Final Four Storylines: Kentucky Edition

Posted by Henry Bushnell on March 31st, 2015


The Final Four is set. This week we’ll continue our NCAA Tournament Storylines series focused on each of the remaining four teams. Today: Kentucky.

Two to Go. (USA Today Images)

Two to Go. (USA Today Images)

Pursuit of Perfection. Where else to start but with those three inescapable words. The Wildcats are two wins away from becoming the first team since 1976 Indiana to get through an entire Division I men’s basketball season undefeated. And if they get those two wins in Indianapolis — especially if they do so convincingly — it would be awfully tough to refute Kentucky’s case as one of the greatest college basketball teams of all-time. It’s difficult to compare teams across eras and there’s a tendency to describe current teams in great hyperbole without a sense of historical context. But should John Calipari’s crew finish the job, it would be really tough to find any faults with what Kentucky has done. The record of 40-0 alone would be unmatched historically.

It’s better that Kentucky is here. It would have been a truly amazing story if Notre Dame had slain the giant last Saturday night. It would’ve been even more incredible if the Irish had done so via Jerian Grant’s corner shot at the buzzer. Many fans may still be agonizing over that final minute and still wondering what could have been had a bounce or two gone the other way. But whether you were rooting for Kentucky or not — and the overwhelming majority of fans nationally were not — having the Wildcats in Indy this weekend is for the best. Sure, people hate the Kentucky aura; they hate the fans’ sense of entitlement; they hate that Kentucky is so darn good. But that’s exactly why the Final Four will be so much more gripping with Kentucky participating. The Wildcats are polarizing. They’re also historic. The combination of the two will keep everybody engrossed for as long as the Wildcats are still standing. Every great story needs a villain — and Kentucky is the baddest on the block.

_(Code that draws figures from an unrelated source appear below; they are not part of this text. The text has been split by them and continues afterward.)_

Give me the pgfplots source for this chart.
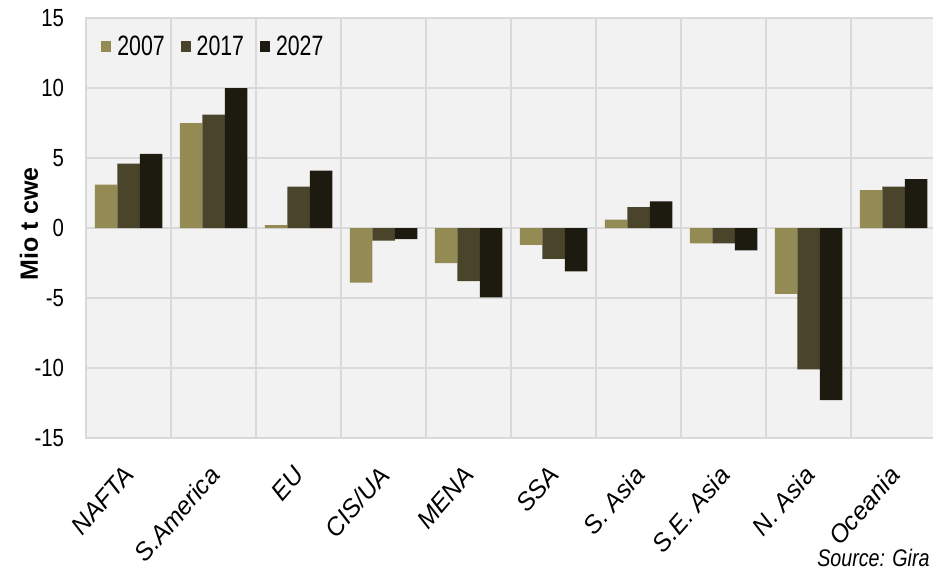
\documentclass[border=0pt]{standalone}
\usepackage{fontspec}
\setmainfont{Liberation Sans}
\newfontfamily\narrowfont{Liberation Sans}[FakeStretch=0.82]
\newfontfamily\legendfont{Liberation Sans}[FakeStretch=0.76]
\usepackage{pgfplots}
\usepackage{pgfplotstable}
\pgfplotsset{compat=1.18}

\definecolor{c07}{HTML}{948A54}
\definecolor{c17}{HTML}{4A452A}
\definecolor{c27}{HTML}{1D1B10}
\definecolor{bgc}{HTML}{F2F2F2}
\definecolor{gridc}{HTML}{D9D9D9}

% trade balance by region, Mio t cwe
\pgfplotstableread{
idx v07 v17 v27
0 3.1 4.6 5.3
1 7.5 8.1 10.0
2 0.2 2.95 4.1
3 -3.9 -0.9 -0.8
4 -2.5 -3.8 -4.95
5 -1.2 -2.2 -3.1
6 0.6 1.5 1.9
7 -1.1 -1.1 -1.6
8 -4.7 -10.1 -12.3
9 2.7 2.95 3.5
}\regiondata

\begin{document}
\begin{tikzpicture}
\begin{axis}[
    at={(43pt,-9pt)}, anchor=north west,
    width=425pt, height=210pt, scale only axis,
    xmin=-0.5, xmax=9.5, ymin=-15, ymax=15,
    ybar=0pt, bar width=11.25pt,
    axis background/.style={fill=bgc},
    axis line style={draw=gridc, line width=0.75pt},
    xtick={0,...,9},
    minor x tick num=1,
    xticklabels={NAFTA, S.America, EU, CIS/UA, MENA, SSA, S. Asia, S.E. Asia, N. Asia, Oceania},
    ytick={-15,-10,...,15},
    yticklabels={-15,-10,-5,0,5,10,15},
    major tick length=0pt, minor tick length=0pt,
    xmajorgrids=false, xminorgrids=true, ymajorgrids=true,
    major grid style={draw=gridc, line width=0.75pt},
    minor grid style={draw=gridc, line width=0.75pt},
    yticklabel style={font=\narrowfont\fontsize{12.4}{14}\selectfont, xshift=-7.5pt},
    xticklabel style={font=\itshape\fontsize{12.5}{15}\selectfont, inner sep=0pt, xshift=-3pt, yshift=-13pt, rotate=49, anchor=north east},
    ylabel={Mio t cwe},
    ylabel style={font=\bfseries\fontsize{12.5}{14}\selectfont, at={(rel axis cs:-0.067,0.51)}, anchor=center},
    legend columns=3,
    legend image code/.code={\fill[#1] (0pt,-2.75pt) rectangle (5pt,2.75pt);},
    legend style={draw=none, fill=none, inner sep=0pt,
        at={(rel axis cs:0.0176,0.931)}, anchor=west,
        font=\legendfont\fontsize{14}{16}\selectfont,
        nodes={inner sep=0pt},
        /tikz/every odd column/.append style={column sep=3pt},
        /tikz/every even column/.append style={column sep=8pt}},
]
\addplot[fill=c07, draw=none] table[x=idx, y=v07] {\regiondata};
\addplot[fill=c17, draw=none] table[x=idx, y=v17] {\regiondata};
\addplot[fill=c27, draw=none] table[x=idx, y=v27] {\regiondata};
\legend{2007, 2017, 2027}
\end{axis}
\node[anchor=base east, inner sep=0pt, font=\narrowfont\itshape\fontsize{12}{14}\selectfont] at (465pt,-283pt) {Source: Gira};
\pgfresetboundingbox
\useasboundingbox (0pt,0pt) rectangle (466.5pt,-286.5pt);
\end{tikzpicture}
\end{document}
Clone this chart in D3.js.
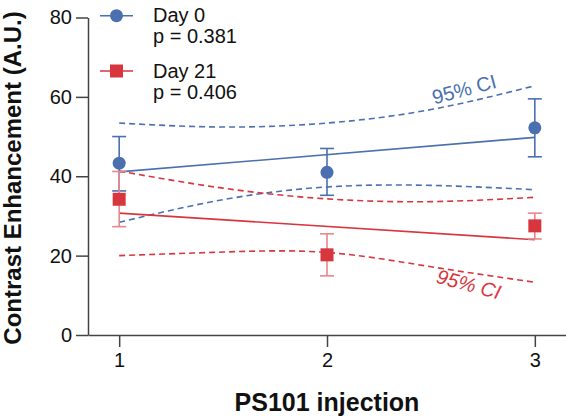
<!DOCTYPE html>
<html><head><meta charset="utf-8">
<script src="https://cdn.jsdelivr.net/npm/d3@7"></script>
<style>
body{margin:0;background:#fff;}
svg{display:block;font-family:"Liberation Sans",Arial,Helvetica,sans-serif;}
</style></head>
<body><svg id="chart" width="566" height="416"></svg>
<script>
// ---- data ----
const injections = [1, 2, 3];
const yTicks = [0, 20, 40, 60, 80];
const seriesNames = ["Day 0", "Day 21"];
const pValues = ["p = 0.381", "p = 0.406"];
const day0Mean = [43.3, 41.0, 52.2];
const day0Low  = [36.3, 35.2, 44.9];
const day0High = [50.0, 47.0, 59.5];
const day21Mean = [34.2, 20.2, 27.5];
const day21Low  = [27.3, 14.9, 24.2];
const day21High = [41.2, 25.5, 30.7];
// fitted regression lines (values at x = 1 and x = 3)
const fitX = [1, 3];
const day0Fit = [41.1, 49.8];
const day21Fit = [30.7, 24.0];
// 95% confidence bands
const ciX = [1, 1.5, 2, 2.5, 3];
const day0CiUpper = [53.4, 52.4, 53.4, 56.8, 62.8];
const day0CiLower = [28.4, 34.1, 37.3, 37.7, 36.6];
const day21CiUpper = [41.3, 37.0, 34.3, 33.6, 34.7];
const day21CiLower = [20.0, 20.9, 20.8, 17.2, 13.3];

const BLUE = "#4a70b0", RED = "#d8363e", RED_ERR = "#e8868b", AXIS = "#444";

const svg = d3.select("#chart");
const x = d3.scaleLinear().domain([0.85, 3.15]).range([88, 566]);
const y = d3.scaleLinear().domain([0, 80]).range([335, 17.5]);

// axes
const yAxis = svg.append("g").attr("transform", "translate(88,0)")
  .call(d3.axisLeft(y).tickValues(yTicks).tickSize(12).tickSizeOuter(0).tickPadding(4));
const xAxis = svg.append("g").attr("transform", "translate(0,335)")
  .call(d3.axisBottom(x).tickValues(injections).tickFormat(d3.format("d")).tickSize(12).tickSizeOuter(0).tickPadding(6));
[yAxis, xAxis].forEach(g => {
  g.selectAll("path, line").attr("stroke", AXIS).attr("stroke-width", 1.5);
  g.selectAll("text").attr("fill", "#111").style("font-size", "20px")
    .style("font-family", "'Liberation Sans',Arial,sans-serif");
});

// axis titles
svg.append("text").attr("transform", "translate(21,178) rotate(-90)")
  .attr("text-anchor", "middle").style("font-size", "24px").style("font-weight", "bold")
  .attr("fill", "#111").text("Contrast Enhancement (A.U.)");
svg.append("text").attr("x", x(2)).attr("y", 410.5)
  .attr("text-anchor", "middle").style("font-size", "25px").style("font-weight", "bold")
  .attr("fill", "#111").text("PS101 injection");

const series = [
  {mean: day0Mean, lo: day0Low, hi: day0High, fit: day0Fit, up: day0CiUpper, dn: day0CiLower, c: BLUE, ec: BLUE, shape: "circle"},
  {mean: day21Mean, lo: day21Low, hi: day21High, fit: day21Fit, up: day21CiUpper, dn: day21CiLower, c: RED, ec: RED_ERR, shape: "square"}
];

const ciLine = d3.line().x(d => x(d[0])).y(d => y(d[1])).curve(d3.curveNatural);
const fitLine = d3.line().x(d => x(d[0])).y(d => y(d[1]));

series.forEach(s => {
  [s.up, s.dn].forEach(arr => {
    svg.append("path").datum(ciX.map((v, i) => [v, arr[i]])).attr("d", ciLine)
      .attr("fill", "none").attr("stroke", s.c).attr("stroke-width", 1.6).attr("stroke-dasharray", "6,4");
  });
  svg.append("path").datum(fitX.map((v, i) => [v, s.fit[i]])).attr("d", fitLine)
    .attr("fill", "none").attr("stroke", s.c).attr("stroke-width", 1.6);
});

series.forEach(s => {
  const g = svg.append("g");
  injections.forEach((v, i) => {
    const cx = x(v);
    g.append("line").attr("x1", cx).attr("x2", cx).attr("y1", y(s.lo[i])).attr("y2", y(s.hi[i]))
      .attr("stroke", s.ec).attr("stroke-width", 1.6);
    [s.lo[i], s.hi[i]].forEach(e => g.append("line").attr("x1", cx - 7).attr("x2", cx + 7)
      .attr("y1", y(e)).attr("y2", y(e)).attr("stroke", s.ec).attr("stroke-width", 1.6));
    if (s.shape === "circle") {
      g.append("circle").attr("cx", cx).attr("cy", y(s.mean[i])).attr("r", 6.5).attr("fill", s.c);
    } else {
      g.append("rect").attr("x", cx - 6.5).attr("y", y(s.mean[i]) - 6.5).attr("width", 13).attr("height", 13).attr("fill", s.c);
    }
  });
});

// CI labels
svg.append("text").attr("transform", "translate(466,96) rotate(-15)").attr("text-anchor", "middle")
  .style("font-size", "20px").attr("fill", BLUE).text("95% CI");
svg.append("text").attr("transform", "translate(467,291) rotate(15)").attr("text-anchor", "middle")
  .style("font-size", "20px").style("font-style", "italic").attr("fill", RED).text("95% CI");

// legend
const legY = [15.7, 71];
series.forEach((s, i) => {
  const g = svg.append("g");
  g.append("line").attr("x1", 100).attr("x2", 133).attr("y1", legY[i]).attr("y2", legY[i])
    .attr("stroke", s.c).attr("stroke-width", 1.6);
  if (s.shape === "circle") g.append("circle").attr("cx", 116.5).attr("cy", legY[i]).attr("r", 6.5).attr("fill", s.c);
  else g.append("rect").attr("x", 110).attr("y", legY[i] - 6.5).attr("width", 13).attr("height", 13).attr("fill", s.c);
  g.append("text").attr("x", 153).attr("y", legY[i] + 6.5).style("font-size", "20px").attr("fill", "#111").text(seriesNames[i]);
  g.append("text").attr("x", 153).attr("y", legY[i] + 27.5).style("font-size", "20px").attr("fill", "#111").text(pValues[i]);
});
</script></body></html>
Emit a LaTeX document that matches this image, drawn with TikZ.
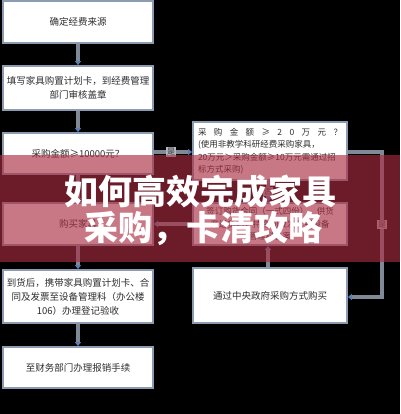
\documentclass[tikz,border=0pt]{standalone}
\usepackage{fontspec}
\setmainfont{Noto Sans CJK SC}
\newfontfamily\cjkheavy{Noto Sans CJK SC Black}
\usetikzlibrary{arrows.meta}
\definecolor{boxline}{RGB}{140,155,176}
\definecolor{conn}{RGB}{128,138,150}
\definecolor{tipblue}{RGB}{90,125,180}
\definecolor{txt}{RGB}{45,45,45}
\definecolor{banner}{RGB}{170,45,65}
\tikzset{
  flowbox/.style={draw=boxline, line width=1.8pt, fill=white, text=txt, font=\fontsize{9.5}{14}\selectfont, align=center, inner sep=2pt},
  link/.style={draw=conn, line width=4pt, -{Triangle[length=4pt,width=6pt,color=tipblue]}},
  plain/.style={draw=conn, line width=4pt},
  yesno/.style={fill=conn!60, text=txt, font=\fontsize{8}{9}\selectfont, inner sep=1pt},
}
\begin{document}
\begin{tikzpicture}[x=1pt,y=-1pt]
\fill[black] (0,0) rectangle (400,414);
\useasboundingbox (0,0) rectangle (400,414);
% left column
\node[flowbox, minimum width=150pt, minimum height=42pt] (b1) at (78,22) {确定经费来源};
\node[flowbox, minimum width=150pt, minimum height=44pt] (b2) at (78,88) {填写家具购置计划卡，到经费管理\\部门审核盖章};
\node[flowbox, minimum width=150pt, minimum height=41pt] (b3) at (78,153.5) {采购金额≥10000元？};
\node[flowbox, minimum width=150pt, minimum height=42pt] (b4) at (78,224) {购买家具};
\node[flowbox, minimum width=150pt, minimum height=53pt] (b5) at (78,296.5) {到货后，携带家具购置计划卡、合\\同及发票至设备管理科（办公楼\\106）办理登记验收};
\node[flowbox, minimum width=150pt, minimum height=41pt] (b6) at (78,367.5) {至财务部门办理报销手续};
% right column
\node[flowbox, minimum width=154pt, minimum height=58pt, align=left, font=\fontsize{8.5}{12.5}\selectfont] (r1) at (270,151) {\makebox[144pt][s]{采\hfill 购\hfill 金\hfill 额\hfill ≥\hfill 2\hfill 0\hfill 万\hfill 元\hfill ？}\\(使用非教学科研经费采购家具，\\20万元＞采购金额≥10万元需通过招\\标方式采购)};
\node[flowbox, minimum width=154pt, minimum height=42pt, font=\fontsize{8.5}{12.5}\selectfont] (r2) at (270,224) {签订购货合同（一式四份），供货\\商送货后，持合同及发票到设备\\管理科备案};
\node[flowbox, minimum width=154pt, minimum height=55pt] (r3) at (270,295.5) {通过中央政府采购方式购买};
% connectors
\draw[link] (b1) -- (b2);
\draw[link] (b2) -- (b3);
\draw[link] (b3) -- (b4);
\draw[link] (b4) -- (b5);
\draw[link] (b5) -- (b6);
\draw[link] (b3.east |- 0,152) -- node[yesno, pos=0.45] (l1) {是} (r1.west |- 0,152);
\coordinate (c1) at (382,152);
\coordinate (c2) at (382,297);
\draw[link] (r1.east |- c1) -- (c1) -- node[yesno] (l2) {是} (c2) -- (r3.east |- c2);
\draw[link] (r1.south -| 268,0) -- node[yesno] (l3) {否} (r2.north -| 268,0);
\draw[link] (r3.north -| 268,0) -- (r2.south -| 268,0);
\draw[link] (r2.west) -- (b4.east);
% banner
\fill[banner, opacity=0.64] (0,155) rectangle (400,262);
\node[text=white, font=\cjkheavy\fontsize{34}{38}\selectfont, inner sep=0pt] (t1) at (200,192) {如何高效完成家具};
\node[text=white, font=\cjkheavy\fontsize{34}{38}\selectfont, inner sep=0pt] (t2) at (203,229) {采购，卡清攻略};
\end{tikzpicture}
\end{document}
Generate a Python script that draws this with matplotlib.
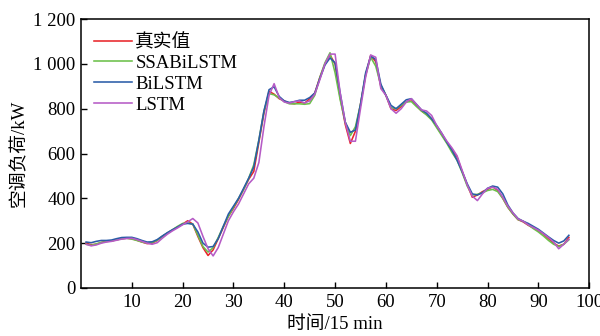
import matplotlib
matplotlib.use("Agg")
import matplotlib.pyplot as plt
from matplotlib.ticker import FuncFormatter

plt.rcParams['font.family'] = ['Liberation Serif', 'Noto Sans CJK SC']
plt.rcParams['font.size'] = 13

# 时间步 1..96 (15 min)
t = list(range(1, 97))

true_load = [200, 193, 195, 203, 208, 210, 215, 220, 222, 220,
             213, 205, 198, 200, 212, 230, 245, 258, 272, 285,
             300, 285, 230, 180, 145, 170, 220, 270, 320, 355,
             395, 440, 485, 520, 650, 780, 878, 865, 845, 835,
             825, 822, 830, 825, 845, 870, 940, 1000, 1040, 1000,
             850, 730, 645, 700, 820, 950, 1038, 1010, 900, 860,
             800, 792, 810, 830, 842, 815, 790, 775, 755, 720,
             685, 650, 620, 585, 520, 460, 405, 415, 430, 440,
             452, 435, 400, 360, 330, 305, 295, 280, 268, 255,
             240, 220, 200, 187, 195, 226]

ssa_bilstm = [195, 190, 197, 203, 207, 210, 215, 220, 222, 218,
              212, 205, 200, 203, 213, 230, 245, 260, 275, 288,
              290, 285, 235, 185, 160, 180, 225, 275, 320, 360,
              400, 440, 490, 550, 660, 790, 868, 862, 848, 832,
              822, 822, 822, 820, 823, 860, 940, 1005, 1050, 960,
              840, 740, 680, 720, 820, 950, 1030, 990, 905, 860,
              805, 800, 815, 830, 832, 810, 790, 772, 750, 715,
              680, 645, 605, 570, 515, 455, 415, 418, 425, 435,
              440, 430, 400, 360, 330, 305, 298, 282, 265, 250,
              232, 212, 195, 185, 195, 215]

bilstm = [205, 202, 208, 212, 212, 214, 220, 225, 226, 226,
          220, 212, 205, 206, 216, 232, 247, 260, 272, 285,
          288, 285, 250, 200, 182, 185, 220, 275, 330, 365,
          400, 445, 490, 540, 660, 790, 885, 898, 855, 835,
          828, 832, 838, 838, 850, 870, 935, 995, 1027, 1005,
          870, 740, 695, 705, 820, 960, 1035, 1020, 910, 860,
          815, 800, 820, 840, 845, 820, 795, 780, 755, 725,
          690, 650, 615, 570, 520, 465, 420, 415, 425, 445,
          455, 450, 420, 370, 335, 310, 298, 288, 275, 262,
          245, 228, 212, 200, 210, 235]

lstm = [195, 188, 192, 200, 205, 208, 213, 218, 221, 222,
        216, 208, 200, 195, 202, 222, 240, 255, 268, 282,
        295, 310, 290, 230, 175, 143, 180, 240, 300, 340,
        375, 420, 465, 490, 560, 720, 860, 912, 850, 830,
        825, 832, 835, 826, 835, 865, 930, 1000, 1044, 1044,
        870, 740, 655, 655, 800, 940, 1040, 1030, 890, 860,
        800, 780, 800, 830, 845, 820, 795, 790, 770, 725,
        690, 655, 625, 590, 525, 460, 410, 390, 420, 445,
        450, 440, 405, 365, 335, 308, 298, 282, 270, 258,
        242, 225, 205, 175, 195, 218]

labels = ["真实值", "SSABiLSTM", "BiLSTM", "LSTM"]
colors = ["#e8262b", "#6cc04a", "#2b5ca8", "#b65bc6"]

fig = plt.figure(figsize=(6, 3.36), dpi=100)
ax = fig.add_axes([0.135, 0.143, 0.847, 0.8])

for y, lab, c in zip([true_load, ssa_bilstm, bilstm, lstm], labels, colors):
    ax.plot(t, y, color=c, lw=1.15, label=lab)

ax.set_xlim(0, 100)
ax.set_ylim(0, 1200)
ax.set_xticks(range(10, 101, 10))
ax.set_yticks(range(0, 1201, 200))
ax.yaxis.set_major_formatter(FuncFormatter(lambda v, p: f"{int(v):,}".replace(",", " ")))
ax.tick_params(direction="in", length=4.5, width=1, labelsize=13.5, pad=4)
for s in ax.spines.values():
    s.set_linewidth(1.1)

ax.set_xlabel("时间/15 min", fontsize=13.5, labelpad=4)
ax.set_ylabel("空调负荷/kW", fontsize=13.5, labelpad=4)

ax.legend(loc="upper left", frameon=False, fontsize=13.5, handlelength=2.0,
          labelspacing=0.2, borderaxespad=0.3, handletextpad=0.2,
          bbox_to_anchor=(0.0, 0.995))

fig.savefig("out.png", dpi=100)
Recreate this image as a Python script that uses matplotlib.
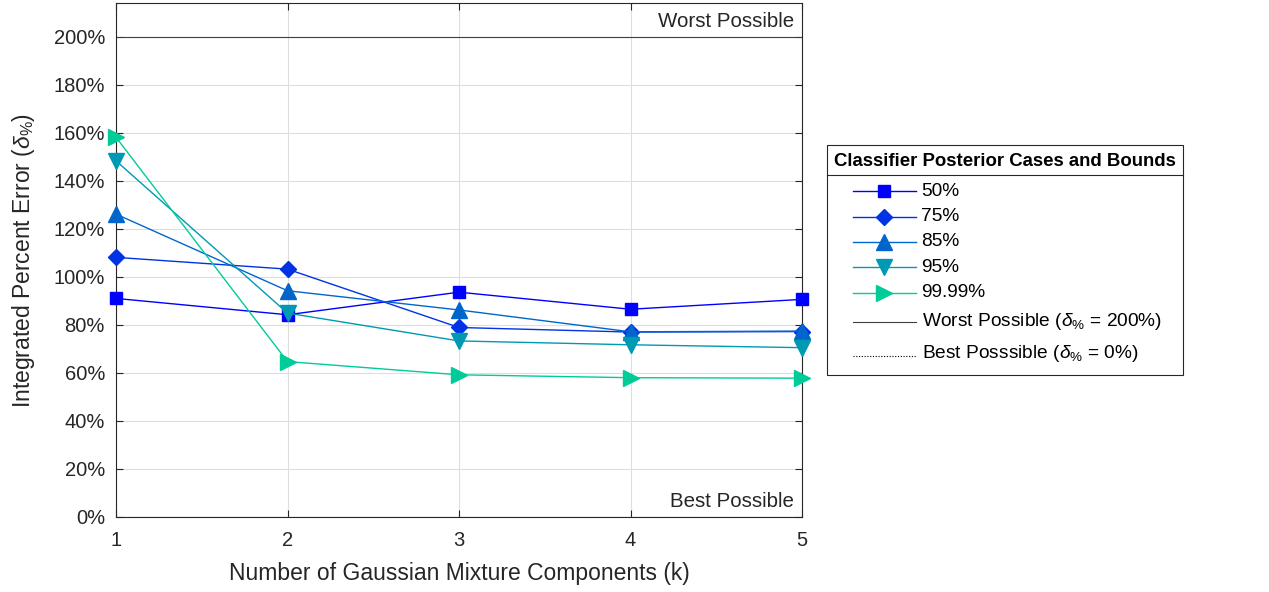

Kentucky’s defense vs. two great offenses. Following its Sweet Sixteen trouncing of West Virginia last Thursday, the Wildcats’ defense appeared well on its way to being the best of the KenPom era. But after giving up 66 points on 57 possessions to Notre Dame —Kentucky’s worst per-possession defensive performance of the season — the Wildcats actually fell behind Calipari’s 2009 Memphis squad on that metric. The Fighting Irish spread Kentucky out and created enough space to shoot 52.4 percent from inside the arc, roughly 14 points higher than Kentucky’s season average. But did the Irish discover a vulnerability? Probably not. The more likely answer is that they’re just a really prolific offensive team — the second most efficient in the country — and presented the Wildcats with problems that few other teams can present. However, it won’t get any easier for Calipari’s team. This Wisconsin team has the most efficient offense of the KenPom era by a relatively large margin, and is coming off one of the best offensive halves of basketball in NCAA Tournament history. Bo Ryan’s offense is different from Mike Brey’s and therefore it will have its own unique way of attacking Kentucky. But it too is almost incomprehensibly good.

Where will Kentucky turn for offense? Karl-Anthony Towns carried the Wildcats against the smaller Notre Dame front line on Saturday. But against a significantly bigger group of Badgers, whether he will be such a consistently reliable source of offense is an open question. Towns has had an outstanding season, but excluding Kentucky’s first NCAA Tournament game against #16 seed Hampton, he had never scored more than 20 points in a single game and hadn’t scored in double figures since the SEC quarterfinal win over Florida. So in a game where half-court offensive execution will be paramount, Kentucky might need the Harrison twins to contribute more from the outside than they did against Notre Dame. The Wildcats’ size advantage inside just won’t be as profound.